*AIM:* Word for word, transcribe the lines below and drop the pictures.

########

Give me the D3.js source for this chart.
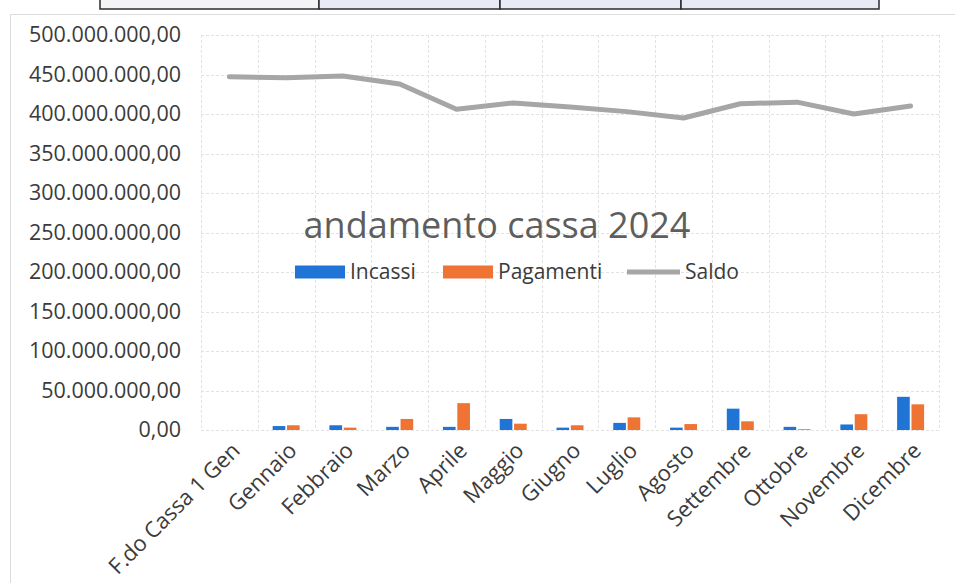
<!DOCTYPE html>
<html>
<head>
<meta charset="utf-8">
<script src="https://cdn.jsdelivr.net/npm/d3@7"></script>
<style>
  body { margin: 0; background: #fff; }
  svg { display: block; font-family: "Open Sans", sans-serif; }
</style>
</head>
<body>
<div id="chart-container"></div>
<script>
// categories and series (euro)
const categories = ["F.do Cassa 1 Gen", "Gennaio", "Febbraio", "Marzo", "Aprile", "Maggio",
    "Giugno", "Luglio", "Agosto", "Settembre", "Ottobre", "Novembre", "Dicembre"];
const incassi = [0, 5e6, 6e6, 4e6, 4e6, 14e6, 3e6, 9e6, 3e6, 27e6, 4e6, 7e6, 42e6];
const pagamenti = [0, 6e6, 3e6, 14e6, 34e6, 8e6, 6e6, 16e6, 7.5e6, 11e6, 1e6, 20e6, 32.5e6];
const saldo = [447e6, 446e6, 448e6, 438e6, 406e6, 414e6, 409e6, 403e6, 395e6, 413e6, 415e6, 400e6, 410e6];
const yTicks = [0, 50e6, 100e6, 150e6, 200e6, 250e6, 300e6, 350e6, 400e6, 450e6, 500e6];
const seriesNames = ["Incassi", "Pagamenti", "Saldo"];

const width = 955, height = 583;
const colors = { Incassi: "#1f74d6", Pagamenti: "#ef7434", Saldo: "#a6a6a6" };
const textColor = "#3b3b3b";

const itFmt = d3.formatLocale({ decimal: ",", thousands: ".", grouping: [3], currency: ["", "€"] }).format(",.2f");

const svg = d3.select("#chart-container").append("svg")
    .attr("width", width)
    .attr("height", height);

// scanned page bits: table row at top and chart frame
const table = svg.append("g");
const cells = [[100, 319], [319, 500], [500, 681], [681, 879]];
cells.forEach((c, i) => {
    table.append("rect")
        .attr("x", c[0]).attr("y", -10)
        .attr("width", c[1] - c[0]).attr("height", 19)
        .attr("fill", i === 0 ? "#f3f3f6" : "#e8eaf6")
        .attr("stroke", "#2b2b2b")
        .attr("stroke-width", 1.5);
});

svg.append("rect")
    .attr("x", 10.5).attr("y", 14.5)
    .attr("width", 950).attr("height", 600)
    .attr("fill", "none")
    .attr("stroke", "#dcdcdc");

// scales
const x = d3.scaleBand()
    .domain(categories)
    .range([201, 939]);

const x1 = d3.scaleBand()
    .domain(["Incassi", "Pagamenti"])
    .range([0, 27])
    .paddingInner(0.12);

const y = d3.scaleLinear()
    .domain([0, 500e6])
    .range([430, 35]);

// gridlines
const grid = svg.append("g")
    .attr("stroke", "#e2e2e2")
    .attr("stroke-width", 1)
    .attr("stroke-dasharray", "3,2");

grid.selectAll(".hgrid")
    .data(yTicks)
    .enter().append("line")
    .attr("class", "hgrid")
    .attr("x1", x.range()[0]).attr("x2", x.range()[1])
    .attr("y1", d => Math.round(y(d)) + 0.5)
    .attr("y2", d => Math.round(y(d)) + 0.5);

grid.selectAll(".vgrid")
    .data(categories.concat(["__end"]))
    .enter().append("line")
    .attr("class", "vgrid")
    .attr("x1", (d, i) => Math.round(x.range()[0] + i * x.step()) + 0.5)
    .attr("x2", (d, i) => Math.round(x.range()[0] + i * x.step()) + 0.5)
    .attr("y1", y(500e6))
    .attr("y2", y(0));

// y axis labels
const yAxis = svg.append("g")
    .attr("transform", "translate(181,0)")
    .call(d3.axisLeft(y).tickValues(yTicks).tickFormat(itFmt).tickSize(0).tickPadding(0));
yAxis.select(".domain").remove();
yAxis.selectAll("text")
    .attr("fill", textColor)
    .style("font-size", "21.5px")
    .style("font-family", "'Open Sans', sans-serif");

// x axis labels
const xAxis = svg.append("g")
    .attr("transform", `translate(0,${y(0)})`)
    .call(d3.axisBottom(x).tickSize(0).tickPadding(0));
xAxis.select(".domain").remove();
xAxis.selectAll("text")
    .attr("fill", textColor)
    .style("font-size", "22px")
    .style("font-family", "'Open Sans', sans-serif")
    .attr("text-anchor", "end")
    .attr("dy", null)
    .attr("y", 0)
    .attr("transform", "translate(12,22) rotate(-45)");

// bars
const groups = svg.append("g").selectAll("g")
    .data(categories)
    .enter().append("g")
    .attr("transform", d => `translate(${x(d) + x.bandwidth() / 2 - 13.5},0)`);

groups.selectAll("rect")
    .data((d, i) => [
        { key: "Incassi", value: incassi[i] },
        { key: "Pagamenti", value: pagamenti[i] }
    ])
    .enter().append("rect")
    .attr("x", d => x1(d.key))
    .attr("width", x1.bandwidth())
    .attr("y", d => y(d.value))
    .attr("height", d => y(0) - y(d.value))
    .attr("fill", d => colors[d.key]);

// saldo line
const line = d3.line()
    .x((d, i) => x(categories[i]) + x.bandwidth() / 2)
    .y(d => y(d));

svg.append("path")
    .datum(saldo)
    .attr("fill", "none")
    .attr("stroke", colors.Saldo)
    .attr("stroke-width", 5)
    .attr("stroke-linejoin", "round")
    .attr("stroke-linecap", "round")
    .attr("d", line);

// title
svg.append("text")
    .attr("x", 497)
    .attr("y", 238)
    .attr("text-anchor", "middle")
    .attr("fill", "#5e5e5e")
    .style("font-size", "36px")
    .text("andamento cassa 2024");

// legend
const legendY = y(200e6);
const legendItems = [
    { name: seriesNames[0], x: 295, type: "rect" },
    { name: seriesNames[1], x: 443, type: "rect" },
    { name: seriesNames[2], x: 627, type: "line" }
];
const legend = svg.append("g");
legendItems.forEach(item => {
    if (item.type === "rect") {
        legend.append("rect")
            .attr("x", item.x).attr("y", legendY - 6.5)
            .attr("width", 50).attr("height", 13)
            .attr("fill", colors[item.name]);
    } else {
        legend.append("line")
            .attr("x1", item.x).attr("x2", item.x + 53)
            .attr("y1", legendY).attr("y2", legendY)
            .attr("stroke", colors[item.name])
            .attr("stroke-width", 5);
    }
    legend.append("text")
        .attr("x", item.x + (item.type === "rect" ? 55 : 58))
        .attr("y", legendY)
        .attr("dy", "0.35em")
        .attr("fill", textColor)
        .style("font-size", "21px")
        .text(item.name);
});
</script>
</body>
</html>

########

*RESULT:*
Give me the D3.js source for this chart.
<!DOCTYPE html>
<html>
<head>
<meta charset="utf-8">
<script src="https://cdn.jsdelivr.net/npm/d3@7"></script>
<style>
  body { margin: 0; background: #fff; }
  svg { display: block; font-family: "Open Sans", sans-serif; }
</style>
</head>
<body>
<div id="chart-container"></div>
<script>
// categories and series (euro)
const categories = ["F.do Cassa 1 Gen", "Gennaio", "Febbraio", "Marzo", "Aprile", "Maggio",
    "Giugno", "Luglio", "Agosto", "Settembre", "Ottobre", "Novembre", "Dicembre"];
const incassi = [0, 5e6, 6e6, 4e6, 4e6, 14e6, 3e6, 9e6, 3e6, 27e6, 4e6, 7e6, 42e6];
const pagamenti = [0, 6e6, 3e6, 14e6, 34e6, 8e6, 6e6, 16e6, 7.5e6, 11e6, 1e6, 20e6, 32.5e6];
const saldo = [447e6, 446e6, 448e6, 438e6, 406e6, 414e6, 409e6, 403e6, 395e6, 413e6, 415e6, 400e6, 410e6];
const yTicks = [0, 50e6, 100e6, 150e6, 200e6, 250e6, 300e6, 350e6, 400e6, 450e6, 500e6];
const seriesNames = ["Incassi", "Pagamenti", "Saldo"];

const width = 955, height = 583;
const colors = { Incassi: "#1f74d6", Pagamenti: "#ef7434", Saldo: "#a6a6a6" };
const textColor = "#3b3b3b";

const itFmt = d3.formatLocale({ decimal: ",", thousands: ".", grouping: [3], currency: ["", "€"] }).format(",.2f");

const svg = d3.select("#chart-container").append("svg")
    .attr("width", width)
    .attr("height", height);

// scanned page bits: table row at top and chart frame
const table = svg.append("g");
const cells = [[100, 319], [319, 500], [500, 681], [681, 879]];
cells.forEach((c, i) => {
    table.append("rect")
        .attr("x", c[0]).attr("y", -10)
        .attr("width", c[1] - c[0]).attr("height", 19)
        .attr("fill", i === 0 ? "#f3f3f6" : "#e8eaf6")
        .attr("stroke", "#2b2b2b")
        .attr("stroke-width", 1.5);
});

svg.append("rect")
    .attr("x", 10.5).attr("y", 14.5)
    .attr("width", 950).attr("height", 600)
    .attr("fill", "none")
    .attr("stroke", "#dcdcdc");

// scales
const x = d3.scaleBand()
    .domain(categories)
    .range([201, 939]);

const x1 = d3.scaleBand()
    .domain(["Incassi", "Pagamenti"])
    .range([0, 27])
    .paddingInner(0.12);

const y = d3.scaleLinear()
    .domain([0, 500e6])
    .range([430, 35]);

// gridlines
const grid = svg.append("g")
    .attr("stroke", "#e2e2e2")
    .attr("stroke-width", 1)
    .attr("stroke-dasharray", "3,2");

grid.selectAll(".hgrid")
    .data(yTicks)
    .enter().append("line")
    .attr("class", "hgrid")
    .attr("x1", x.range()[0]).attr("x2", x.range()[1])
    .attr("y1", d => Math.round(y(d)) + 0.5)
    .attr("y2", d => Math.round(y(d)) + 0.5);

grid.selectAll(".vgrid")
    .data(categories.concat(["__end"]))
    .enter().append("line")
    .attr("class", "vgrid")
    .attr("x1", (d, i) => Math.round(x.range()[0] + i * x.step()) + 0.5)
    .attr("x2", (d, i) => Math.round(x.range()[0] + i * x.step()) + 0.5)
    .attr("y1", y(500e6))
    .attr("y2", y(0));

// y axis labels
const yAxis = svg.append("g")
    .attr("transform", "translate(181,0)")
    .call(d3.axisLeft(y).tickValues(yTicks).tickFormat(itFmt).tickSize(0).tickPadding(0));
yAxis.select(".domain").remove();
yAxis.selectAll("text")
    .attr("fill", textColor)
    .style("font-size", "21.5px")
    .style("font-family", "'Open Sans', sans-serif");

// x axis labels
const xAxis = svg.append("g")
    .attr("transform", `translate(0,${y(0)})`)
    .call(d3.axisBottom(x).tickSize(0).tickPadding(0));
xAxis.select(".domain").remove();
xAxis.selectAll("text")
    .attr("fill", textColor)
    .style("font-size", "22px")
    .style("font-family", "'Open Sans', sans-serif")
    .attr("text-anchor", "end")
    .attr("dy", null)
    .attr("y", 0)
    .attr("transform", "translate(12,22) rotate(-45)");

// bars
const groups = svg.append("g").selectAll("g")
    .data(categories)
    .enter().append("g")
    .attr("transform", d => `translate(${x(d) + x.bandwidth() / 2 - 13.5},0)`);

groups.selectAll("rect")
    .data((d, i) => [
        { key: "Incassi", value: incassi[i] },
        { key: "Pagamenti", value: pagamenti[i] }
    ])
    .enter().append("rect")
    .attr("x", d => x1(d.key))
    .attr("width", x1.bandwidth())
    .attr("y", d => y(d.value))
    .attr("height", d => y(0) - y(d.value))
    .attr("fill", d => colors[d.key]);

// saldo line
const line = d3.line()
    .x((d, i) => x(categories[i]) + x.bandwidth() / 2)
    .y(d => y(d));

svg.append("path")
    .datum(saldo)
    .attr("fill", "none")
    .attr("stroke", colors.Saldo)
    .attr("stroke-width", 5)
    .attr("stroke-linejoin", "round")
    .attr("stroke-linecap", "round")
    .attr("d", line);

// title
svg.append("text")
    .attr("x", 497)
    .attr("y", 238)
    .attr("text-anchor", "middle")
    .attr("fill", "#5e5e5e")
    .style("font-size", "36px")
    .text("andamento cassa 2024");

// legend
const legendY = y(200e6);
const legendItems = [
    { name: seriesNames[0], x: 295, type: "rect" },
    { name: seriesNames[1], x: 443, type: "rect" },
    { name: seriesNames[2], x: 627, type: "line" }
];
const legend = svg.append("g");
legendItems.forEach(item => {
    if (item.type === "rect") {
        legend.append("rect")
            .attr("x", item.x).attr("y", legendY - 6.5)
            .attr("width", 50).attr("height", 13)
            .attr("fill", colors[item.name]);
    } else {
        legend.append("line")
            .attr("x1", item.x).attr("x2", item.x + 53)
            .attr("y1", legendY).attr("y2", legendY)
            .attr("stroke", colors[item.name])
            .attr("stroke-width", 5);
    }
    legend.append("text")
        .attr("x", item.x + (item.type === "rect" ? 55 : 58))
        .attr("y", legendY)
        .attr("dy", "0.35em")
        .attr("fill", textColor)
        .style("font-size", "21px")
        .text(item.name);
});
</script>
</body>
</html>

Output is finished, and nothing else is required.